Photo: © Augusta National archieves
The pond in front of 15th green has claimed a lot of victims over the years.

15th Hole:

This is an unusual par five in that it is a gamble to lay up. True, it's a risk to go for it with your second shot with water in front of the green (and even behind it, where the pond on the 16th hole is in play). But if you lay up, you face a difficult pitch from a downhill lie over the water. Even some of the best pros in the game have chunked their third shot into the water--and a number have compounded the error by doing it again on their fifth shot, after a penalty drop, most notably Vijay Singh when he was in contention in the final round in 2002.

16th Hole:

This is a popular spot for spectators because of the drama that it has produced--Tiger's chip-in in 2005, Nicklaus' putt in 1975, etc. This year Augusta has given more fans a chance at the experience, as it has expanded the area for spectators on the hillside to the left of the green. It's a popular spot in practice rounds, too, especially with the new tradition of players providing entertainment by trying to skip balls across the pond and onto the green during practice.


Photo: © David Barrett
The Eisenhower Tree guards the 17th fairway.

17th Hole:

The Eisenhower tree stands like a sentinel guarding the left portion of the fairway. It was so named because President Eisenhower hit it so often during his rounds at Augusta in the 1950s.
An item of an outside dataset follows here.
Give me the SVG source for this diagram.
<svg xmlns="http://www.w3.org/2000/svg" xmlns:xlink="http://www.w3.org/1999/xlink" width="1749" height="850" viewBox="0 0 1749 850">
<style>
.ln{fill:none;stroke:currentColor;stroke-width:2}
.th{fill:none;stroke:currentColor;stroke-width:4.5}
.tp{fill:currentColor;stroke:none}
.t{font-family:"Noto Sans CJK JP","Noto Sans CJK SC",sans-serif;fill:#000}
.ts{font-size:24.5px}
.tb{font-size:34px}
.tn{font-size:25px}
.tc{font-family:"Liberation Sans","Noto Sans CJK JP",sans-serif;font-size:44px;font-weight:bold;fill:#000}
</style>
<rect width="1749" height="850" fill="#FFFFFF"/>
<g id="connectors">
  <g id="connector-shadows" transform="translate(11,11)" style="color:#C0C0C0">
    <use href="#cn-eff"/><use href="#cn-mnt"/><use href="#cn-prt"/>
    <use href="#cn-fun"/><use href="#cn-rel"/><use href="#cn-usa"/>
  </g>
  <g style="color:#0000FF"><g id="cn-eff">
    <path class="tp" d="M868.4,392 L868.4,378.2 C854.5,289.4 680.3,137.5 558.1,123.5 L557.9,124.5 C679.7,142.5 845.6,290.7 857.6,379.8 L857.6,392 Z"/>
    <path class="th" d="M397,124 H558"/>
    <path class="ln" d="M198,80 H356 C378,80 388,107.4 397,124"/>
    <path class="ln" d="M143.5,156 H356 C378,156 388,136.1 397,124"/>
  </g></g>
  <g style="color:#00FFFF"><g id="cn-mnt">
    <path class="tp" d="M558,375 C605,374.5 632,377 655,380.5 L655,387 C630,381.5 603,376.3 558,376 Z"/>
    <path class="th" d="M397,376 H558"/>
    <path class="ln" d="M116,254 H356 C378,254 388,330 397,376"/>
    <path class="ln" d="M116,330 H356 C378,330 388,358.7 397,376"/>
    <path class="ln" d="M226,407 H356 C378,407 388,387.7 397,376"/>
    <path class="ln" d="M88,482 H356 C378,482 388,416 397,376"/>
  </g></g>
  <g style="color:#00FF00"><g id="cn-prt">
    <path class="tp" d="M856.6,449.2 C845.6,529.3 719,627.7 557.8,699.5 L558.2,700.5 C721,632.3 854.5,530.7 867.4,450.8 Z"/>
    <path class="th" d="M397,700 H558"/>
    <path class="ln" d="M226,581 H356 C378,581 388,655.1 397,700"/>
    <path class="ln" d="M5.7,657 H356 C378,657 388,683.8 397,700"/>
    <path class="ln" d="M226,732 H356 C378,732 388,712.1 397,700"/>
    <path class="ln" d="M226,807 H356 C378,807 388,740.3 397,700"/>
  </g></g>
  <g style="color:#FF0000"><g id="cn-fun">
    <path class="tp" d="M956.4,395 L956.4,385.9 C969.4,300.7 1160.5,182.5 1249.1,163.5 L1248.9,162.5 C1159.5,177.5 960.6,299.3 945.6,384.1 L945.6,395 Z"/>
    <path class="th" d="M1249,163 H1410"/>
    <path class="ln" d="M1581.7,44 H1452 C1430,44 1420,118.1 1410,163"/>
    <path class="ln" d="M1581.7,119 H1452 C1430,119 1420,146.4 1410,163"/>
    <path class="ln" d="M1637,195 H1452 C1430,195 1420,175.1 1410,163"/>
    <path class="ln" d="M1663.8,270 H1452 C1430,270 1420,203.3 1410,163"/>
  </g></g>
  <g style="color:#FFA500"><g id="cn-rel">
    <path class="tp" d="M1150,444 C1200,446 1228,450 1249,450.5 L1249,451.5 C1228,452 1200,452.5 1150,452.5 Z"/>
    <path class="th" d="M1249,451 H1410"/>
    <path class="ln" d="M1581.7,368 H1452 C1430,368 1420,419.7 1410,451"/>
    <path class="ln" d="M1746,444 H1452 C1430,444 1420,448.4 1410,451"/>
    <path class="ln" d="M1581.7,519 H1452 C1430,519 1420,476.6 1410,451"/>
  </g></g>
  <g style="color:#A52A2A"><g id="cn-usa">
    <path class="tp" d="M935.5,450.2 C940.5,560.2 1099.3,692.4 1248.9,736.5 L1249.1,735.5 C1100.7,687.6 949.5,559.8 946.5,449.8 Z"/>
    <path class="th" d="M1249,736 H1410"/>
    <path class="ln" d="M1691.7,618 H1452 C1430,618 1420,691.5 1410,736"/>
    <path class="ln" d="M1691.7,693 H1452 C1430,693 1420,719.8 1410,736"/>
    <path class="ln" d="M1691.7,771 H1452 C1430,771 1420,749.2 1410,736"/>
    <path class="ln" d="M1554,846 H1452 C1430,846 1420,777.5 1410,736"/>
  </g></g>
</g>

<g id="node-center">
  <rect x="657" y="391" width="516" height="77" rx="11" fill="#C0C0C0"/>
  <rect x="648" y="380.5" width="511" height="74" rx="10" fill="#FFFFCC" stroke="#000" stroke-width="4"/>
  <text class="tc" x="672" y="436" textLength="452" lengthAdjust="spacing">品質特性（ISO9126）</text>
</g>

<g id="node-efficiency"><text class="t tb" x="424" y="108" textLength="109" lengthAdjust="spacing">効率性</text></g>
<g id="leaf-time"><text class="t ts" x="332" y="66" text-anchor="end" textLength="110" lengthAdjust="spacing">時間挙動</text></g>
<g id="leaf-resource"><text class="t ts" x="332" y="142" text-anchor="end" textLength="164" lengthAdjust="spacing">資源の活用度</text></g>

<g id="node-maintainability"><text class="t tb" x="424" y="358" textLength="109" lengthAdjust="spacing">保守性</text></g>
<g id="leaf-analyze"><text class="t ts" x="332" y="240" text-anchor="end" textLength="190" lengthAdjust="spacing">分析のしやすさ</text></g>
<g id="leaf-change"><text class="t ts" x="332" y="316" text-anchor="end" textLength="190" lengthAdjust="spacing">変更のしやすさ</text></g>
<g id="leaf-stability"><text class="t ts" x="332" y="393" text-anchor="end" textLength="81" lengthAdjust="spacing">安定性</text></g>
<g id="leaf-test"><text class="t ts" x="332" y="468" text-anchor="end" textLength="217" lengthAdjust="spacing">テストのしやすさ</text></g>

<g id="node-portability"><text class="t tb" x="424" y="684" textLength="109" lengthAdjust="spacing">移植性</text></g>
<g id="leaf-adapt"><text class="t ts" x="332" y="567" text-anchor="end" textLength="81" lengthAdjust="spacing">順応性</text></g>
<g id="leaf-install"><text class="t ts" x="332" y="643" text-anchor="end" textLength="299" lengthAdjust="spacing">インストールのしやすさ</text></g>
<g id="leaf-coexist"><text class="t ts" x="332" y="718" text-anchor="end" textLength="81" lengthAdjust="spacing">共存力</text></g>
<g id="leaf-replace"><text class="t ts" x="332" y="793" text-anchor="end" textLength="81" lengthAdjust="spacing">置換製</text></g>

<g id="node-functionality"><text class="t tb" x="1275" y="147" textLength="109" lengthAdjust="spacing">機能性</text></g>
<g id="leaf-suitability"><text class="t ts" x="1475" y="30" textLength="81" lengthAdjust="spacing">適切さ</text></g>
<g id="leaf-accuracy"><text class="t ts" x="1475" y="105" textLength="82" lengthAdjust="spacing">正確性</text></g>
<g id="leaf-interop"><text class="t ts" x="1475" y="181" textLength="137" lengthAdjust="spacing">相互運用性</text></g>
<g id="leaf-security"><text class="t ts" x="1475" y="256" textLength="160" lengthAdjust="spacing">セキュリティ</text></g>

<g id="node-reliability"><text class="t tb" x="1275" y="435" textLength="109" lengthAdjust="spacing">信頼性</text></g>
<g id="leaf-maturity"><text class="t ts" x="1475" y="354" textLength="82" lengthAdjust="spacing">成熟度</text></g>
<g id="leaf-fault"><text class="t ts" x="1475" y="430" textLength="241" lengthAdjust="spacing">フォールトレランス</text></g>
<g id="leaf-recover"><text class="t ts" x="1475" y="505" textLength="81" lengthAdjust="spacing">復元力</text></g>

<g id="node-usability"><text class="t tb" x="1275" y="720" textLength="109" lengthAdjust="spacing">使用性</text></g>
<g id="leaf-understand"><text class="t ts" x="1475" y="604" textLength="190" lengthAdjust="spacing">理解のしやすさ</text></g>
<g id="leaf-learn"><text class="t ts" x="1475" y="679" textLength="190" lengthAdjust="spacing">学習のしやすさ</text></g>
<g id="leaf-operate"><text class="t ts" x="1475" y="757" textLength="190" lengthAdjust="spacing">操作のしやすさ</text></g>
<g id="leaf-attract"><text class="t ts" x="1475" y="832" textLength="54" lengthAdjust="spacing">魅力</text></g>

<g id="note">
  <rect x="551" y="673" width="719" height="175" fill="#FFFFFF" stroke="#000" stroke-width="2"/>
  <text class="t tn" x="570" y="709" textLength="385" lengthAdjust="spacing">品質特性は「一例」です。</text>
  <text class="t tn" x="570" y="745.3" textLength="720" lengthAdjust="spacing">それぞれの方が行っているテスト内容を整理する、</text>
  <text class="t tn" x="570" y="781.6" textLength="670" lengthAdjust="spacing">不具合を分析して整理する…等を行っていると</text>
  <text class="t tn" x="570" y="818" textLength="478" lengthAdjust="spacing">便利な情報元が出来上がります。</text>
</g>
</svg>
The pros used to blithely fly the ball right over it, but since the tee was moved back to make the hole play 440 yards some of them have found it to be in play again.

18th Hole:

The chute from the back tee would be enough to strike fear in any average player. In fact, the tall trees on the left that form that side of the chute don't even start until about 120 yards from the tee and they continue all the way to practically the landing area for pros. So it's really less of a chute than a gauntlet. Gone are the days when Tiger Woods launched a drive partly over and partly around the trees to the right from the old tee in 2001 and hit a sand wedge to the green.